Task
Beginning with the first line, set down every line through the one containing "import seaborn as sns", exactly as it appears, but not the pictures.

Collected material
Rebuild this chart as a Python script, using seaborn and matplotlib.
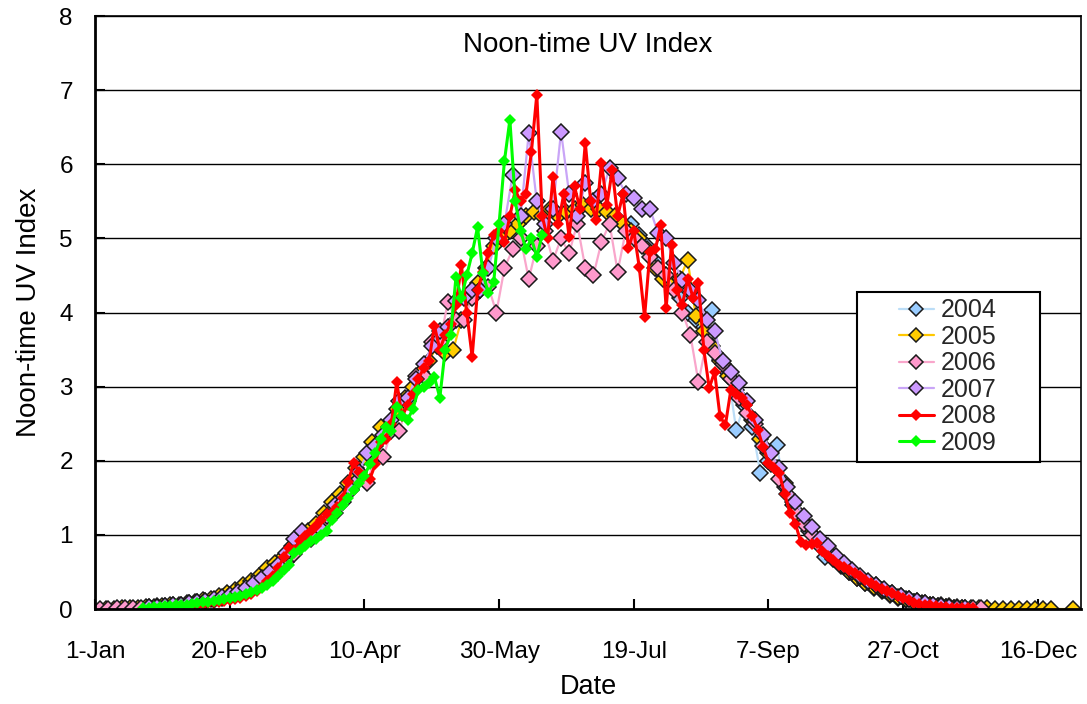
import numpy as np
import pandas as pd
import matplotlib
matplotlib.use("Agg")
import matplotlib.pyplot as plt
from matplotlib.patches import Rectangle
import seaborn as sns

# ---------------- data (day of year, noon-time UV index) ----------------
tick_days = [0, 50, 100, 150, 200, 250, 300, 350]
tick_labels = ["1-Jan", "20-Feb", "10-Apr", "30-May", "19-Jul", "7-Sep", "27-Oct", "16-Dec"]
y_ticks = [0, 1, 2, 3, 4, 5, 6, 7, 8]

years = ["2004", "2005", "2006", "2007", "2008", "2009"]

start_2004, step_2004 = 199, 3
uv_2004 = [5.2, 5.05, 4.9, 4.7, 4.5, 4.35, 4.2, 4.0, 3.9, 3.8, 4.03, 3.36, 3.18, 2.42,
           2.75, 2.45, 1.83, 2.0, 2.21, 1.65, 1.4, 1.2, 1.05, 0.9, 0.7, 0.68, 0.58, 0.5,
           0.42, 0.35, 0.29, 0.24, 0.19, 0.15, 0.12, 0.09, 0.07, 0.05, 0.04, 0.03, 0.02, 0.01]

start_2005, step_2005 = 4, 3
uv_2005 = [0, 0, 0.01, 0.01, 0.02, 0.03, 0.03, 0.04, 0.05, 0.06, 0.08, 0.1, 0.12, 0.14,
           0.17, 0.22, 0.26, 0.32, 0.38, 0.45, 0.55, 0.62, 0.72, 0.85, 0.95, 1.05, 1.15,
           1.3, 1.45, 1.55, 1.7, 1.9, 2.05, 2.25, 2.45, 2.45, 2.7, 2.85, 3.0, 3.2, 3.35,
           3.55, 3.45, 3.5, 3.9, 4.2, 4.4, 4.6, 4.9, 5.0, 5.1, 5.2, 5.3, 5.35, 5.3, 5.4,
           5.3, 5.35, 5.4, 5.45, 5.4, 5.4, 5.35, 5.3, 5.2, 5.1, 5.0, 4.85, 4.6, 4.45, 4.4,
           4.45, 4.71, 3.95, 3.75, 3.55, 3.35, 3.15, 2.95, 2.8, 2.55, 2.3, 2.1, 1.9, 1.7,
           1.45, 1.25, 1.1, 0.95, 0.82, 0.7, 0.6, 0.5, 0.42, 0.35, 0.3, 0.25, 0.2, 0.16,
           0.13, 0.1, 0.08, 0.06, 0.04, 0.03, 0.02, 0.02, 0.01, 0.01, 0.01, 0, 0, 0, 0, 0,
           0, 0, 0]
extra_day_2005, extra_uv_2005 = 363, 0.0

start_2006, step_2006 = 2, 3
uv_2006 = [0, 0, 0.01, 0.01, 0.02, 0.02, 0.03, 0.04, 0.04, 0.05, 0.06, 0.08, 0.09, 0.11,
           0.12, 0.15, 0.17, 0.21, 0.25, 0.31, 0.37, 0.45, 0.52, 0.64, 0.74, 0.9, 0.95,
           1.05, 1.2, 1.3, 1.5, 1.62, 1.75, 1.7, 2.05, 2.05, 2.4, 2.4, 2.8, 3.15, 3.15, 3.6,
           3.6, 4.14, 3.9, 3.9, 4.2, 4.3, 4.35, 4.0, 4.6, 4.85, 5.0, 4.45, 4.9, 5.1, 4.7,
           5.0, 4.8, 5.2, 4.6, 4.5, 4.95, 5.2, 4.55, 5.1, 5.0, 4.9, 4.75, 4.6, 4.5, 4.3,
           4.0, 3.7, 3.06, 3.6, 3.45, 3.3, 3.1, 2.85, 2.65, 2.5, 2.2, 1.95, 1.75, 1.55, 1.3,
           1.15, 1.0, 0.85, 0.75, 0.66, 0.58, 0.5, 0.43, 0.37, 0.32, 0.26, 0.21, 0.17, 0.14,
           0.11, 0.08, 0.06, 0.05, 0.04, 0.03, 0.02, 0.02, 0.01]

start_2007, step_2007 = 20, 3
uv_2007 = [0.03, 0.03, 0.04, 0.05, 0.06, 0.08, 0.1, 0.11, 0.13, 0.16, 0.19, 0.23, 0.28,
           0.35, 0.42, 0.5, 0.6, 0.75, 0.95, 1.05, 1.0, 1.1, 1.25, 1.4, 1.45, 1.6, 1.85,
           2.1, 2.2, 2.35, 2.55, 2.8, 2.85, 3.1, 3.3, 3.55, 3.75, 3.8, 4.15, 4.2, 4.3, 4.3,
           4.6, 5.0, 5.2, 5.85, 5.3, 6.42, 5.5, 5.2, 5.4, 6.44, 5.6, 5.3, 5.75, 5.5, 5.6,
           5.95, 5.82, 5.6, 5.55, 5.4, 5.4, 5.07, 5.0, 4.67, 4.44, 4.3, 4.17, 3.9, 3.75,
           3.35, 3.2, 3.05, 2.8, 2.55, 2.35, 2.1, 1.9, 1.65, 1.45, 1.25, 1.1, 0.95, 0.85,
           0.72, 0.62, 0.53, 0.45, 0.38, 0.32, 0.27, 0.22, 0.17, 0.14, 0.11, 0.08, 0.06,
           0.04, 0.03, 0.02, 0.01]

start_2008, step_2008 = 30, 2
uv_2008 = [0.03, 0.04, 0.04, 0.05, 0.06, 0.07, 0.08, 0.09, 0.1, 0.11, 0.12, 0.13, 0.15,
           0.17, 0.2, 0.24, 0.3, 0.38, 0.45, 0.55, 0.7, 0.82, 0.8, 0.92, 0.98, 1.05, 1.12,
           1.2, 1.28, 1.3, 1.38, 1.5, 1.72, 1.97, 1.85, 1.8, 1.75, 1.95, 2.25, 2.3, 2.5,
           3.06, 2.6, 2.75, 2.9, 3.1, 3.25, 3.35, 3.82, 3.5, 3.7, 3.85, 4.1, 4.64, 4.0, 3.4,
           4.3, 4.55, 4.8, 5.05, 5.1, 4.95, 5.3, 5.65, 5.5, 5.6, 6.17, 6.94, 5.3, 5.0, 5.83,
           5.2, 5.6, 5.02, 5.7, 5.4, 6.29, 5.5, 5.25, 6.02, 5.45, 5.92, 5.3, 5.6, 4.87, 5.1,
           4.62, 3.94, 4.82, 4.85, 5.18, 4.06, 4.91, 4.3, 4.1, 4.45, 4.2, 4.4, 3.5, 2.98,
           3.2, 2.6, 2.48, 2.95, 2.9, 2.85, 2.75, 2.6, 2.42, 2.19, 1.97, 1.9, 1.83, 1.55,
           1.3, 1.15, 0.9, 0.86, 0.88, 0.89, 0.78, 0.72, 0.66, 0.6, 0.57, 0.52, 0.48, 0.44,
           0.39, 0.35, 0.31, 0.27, 0.24, 0.22, 0.18, 0.15, 0.12, 0.08, 0.07, 0.06, 0.05,
           0.04, 0.03, 0.03, 0.02, 0.02, 0.01, 0.01, 0.01]

start_2009, step_2009 = 18, 2
uv_2009 = [0.02, 0.02, 0.03, 0.03, 0.04, 0.04, 0.05, 0.05, 0.06, 0.07, 0.08, 0.09, 0.1,
           0.11, 0.12, 0.13, 0.15, 0.16, 0.18, 0.2, 0.23, 0.26, 0.29, 0.33, 0.38, 0.45,
           0.52, 0.6, 0.75, 0.8, 0.85, 0.92, 0.95, 1.0, 1.05, 1.2, 1.3, 1.4, 1.5, 1.6,
           1.7, 1.8, 1.95, 2.1, 2.3, 2.45, 2.4, 2.73, 2.6, 2.55, 2.7, 2.95, 3.0, 3.05,
           3.13, 2.85, 3.5, 3.7, 4.48, 4.2, 4.5, 4.8, 5.15, 4.53, 4.26, 4.41, 5.2, 6.05,
           6.6, 5.5, 5.1, 4.85, 5.0, 4.75, 5.05]

# ---------------- styling ----------------
sns.set_theme(style="white")
plt.rcParams["font.family"] = ["Liberation Sans", "DejaVu Sans"]

marker_colors = {"2004": "#99CCFF", "2005": "#FFCC00", "2006": "#FF99CC",
                 "2007": "#CC99FF", "2008": "#FF0000", "2009": "#00FF00"}
line_colors = {"2004": "#BBDDF7", "2005": "#FFC800", "2006": "#F9A6CB",
               "2007": "#C9A5F7", "2008": "#FF0000", "2009": "#00FF00"}

series = {
    "2004": (start_2004, step_2004, uv_2004, None),
    "2005": (start_2005, step_2005, uv_2005, (extra_day_2005, extra_uv_2005)),
    "2006": (start_2006, step_2006, uv_2006, None),
    "2007": (start_2007, step_2007, uv_2007, None),
    "2008": (start_2008, step_2008, uv_2008, None),
    "2009": (start_2009, step_2009, uv_2009, None),
}

fig = plt.figure(figsize=(10.87, 7.04), dpi=100)
ax = fig.add_axes([95 / 1087, 1 - 609 / 704, (1081 - 95) / 1087, (609 - 16) / 704])

handles = []
for yr in years:
    start, step, vals, extra = series[yr]
    days = list(start + step * np.arange(len(vals)))
    vals = list(vals)
    if extra is not None:
        days.append(extra[0])
        vals.append(extra[1])
    df = pd.DataFrame({"day": days, "uv": vals})
    edged = yr in ("2004", "2005", "2006", "2007")
    kw = dict(marker="D", markersize=7.8 if edged else 6.2,
              markerfacecolor=marker_colors[yr],
              markeredgecolor="#1a1a1a" if edged else marker_colors[yr],
              markeredgewidth=1.1 if edged else 0.0,
              color=line_colors[yr], linewidth=1.6 if edged else 2.2)
    sns.lineplot(data=df, x="day", y="uv", ax=ax, estimator=None, sort=False,
                 legend=False, **kw)
    hkw = dict(kw)
    hkw["markersize"] = 7.0 if edged else 6.0
    handles.append(plt.Line2D([], [], label=yr, **hkw))

ax.set_xlim(0, 366)
ax.set_ylim(0, 8)
ax.set_xticks(tick_days)
ax.set_xticklabels(tick_labels)
ax.set_yticks(y_ticks)
ax.grid(axis="y", color="black", linewidth=1.0)
ax.grid(axis="x", visible=False)
ax.set_axisbelow(True)
for side in ["left", "bottom"]:
    ax.spines[side].set_color("black")
    ax.spines[side].set_linewidth(2.0)
for side in ["top", "right"]:
    ax.spines[side].set_color("black")
    ax.spines[side].set_linewidth(1.2)
ax.tick_params(axis="x", direction="in", length=7, width=1.5, pad=23,
               labelsize=17.5, colors="black", bottom=True)
ax.tick_params(axis="y", direction="in", length=7, width=1.5, pad=16,
               labelsize=17.5, colors="black", left=True)
ax.set_xlabel("Date", fontsize=19.5, labelpad=8, color="black")
ax.set_ylabel("Noon-time UV Index", fontsize=20, labelpad=12, color="black")
ax.text(0.5, 0.951, "Noon-time UV Index", transform=ax.transAxes,
        ha="center", va="center", fontsize=20, color="black")

# legend box
ax.add_patch(Rectangle((0.773, 0.248), 0.185, 0.2866, transform=ax.transAxes,
                       facecolor="white", edgecolor="black", linewidth=1.5, zorder=10))
leg = ax.legend(handles=handles, loc="upper left", bbox_to_anchor=(0.815, 0.524),
                frameon=False, fontsize=18, handlelength=1.4, handletextpad=0.3,
                labelspacing=0.1, borderpad=0.0, borderaxespad=0.0)
leg.set_zorder(11)

fig.savefig("out.png", dpi=100)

Complete answer
Rebuild this chart as a Python script, using seaborn and matplotlib.
import numpy as np
import pandas as pd
import matplotlib
matplotlib.use("Agg")
import matplotlib.pyplot as plt
from matplotlib.patches import Rectangle
import seaborn as sns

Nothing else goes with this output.